Исходя из этого становится ясен смысл фейербаховской критики вульгарного материализма. Последнему недоступно понимание специфического бытия мыслящей материи и вследствие этого правильное решение психофизической проблемы. Вульгарный материализм, сводящий мышление к материи, признающий мышление материальным, не менее ошибочен, чем идеализм, допускающий противоположную крайность. И тот и другой устраняют вопрос о характере психофизического единства. Вульгарно-материалистическое тождество для Фейербаха так же неприемлемо, как и идеалистическое тождество. Фейербаховская критика вульгарного материализма направлена против вульгаризации материалистических идей, а не против материализма. Если эта вульгаризация — «материализм», то Фейербах не «материалист». Мыслит не душа (гипостазированная функция), но и не мозг как нечто самостоятельное — физиологическая абстракция от органического целого. Иногда Фейербах называет свою «органистическую» концепцию материализмом, говоря о материализме или, точнее, «организме» (см. 19, I, стр. 215), но очень часто он предпочитает и терминологически отмежевать свое учение от того, что вошло в тогдашний обиход под названием «материализма», заявляя, что «истина не есть ни материализм, ни идеализм» (19, I, стр. 224).

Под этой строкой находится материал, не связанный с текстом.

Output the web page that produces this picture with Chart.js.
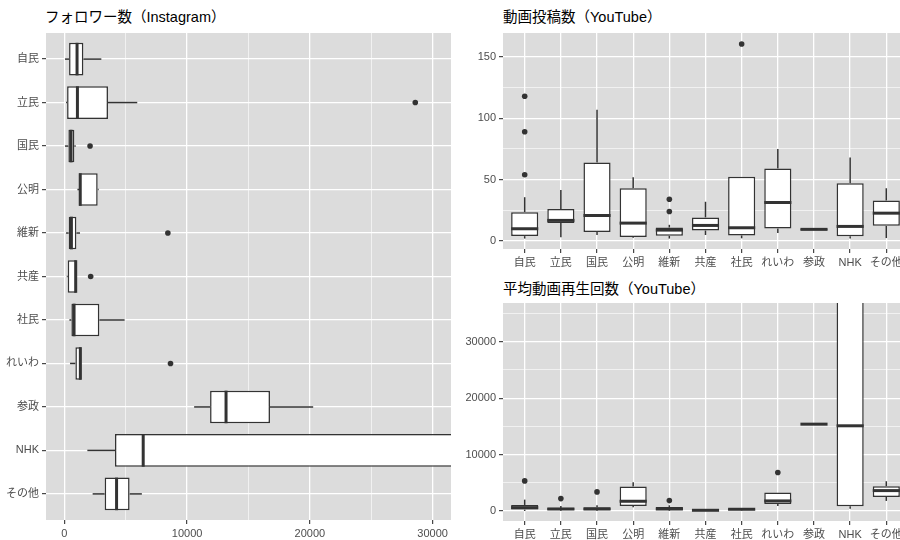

Это уподобление материализма его низшей, примитивной форме дало повод буржуазным историкам философии фальсифицировать воззрения великого немецкого материалиста, апеллируя к его собственным высказываниям о «материализме» как к непререкаемому доводу в пользу того, что Фейербах вовсе не был материалистом.
7
Евангелие — от греческого ευαγγελιον, что значит благовестие, благая весть.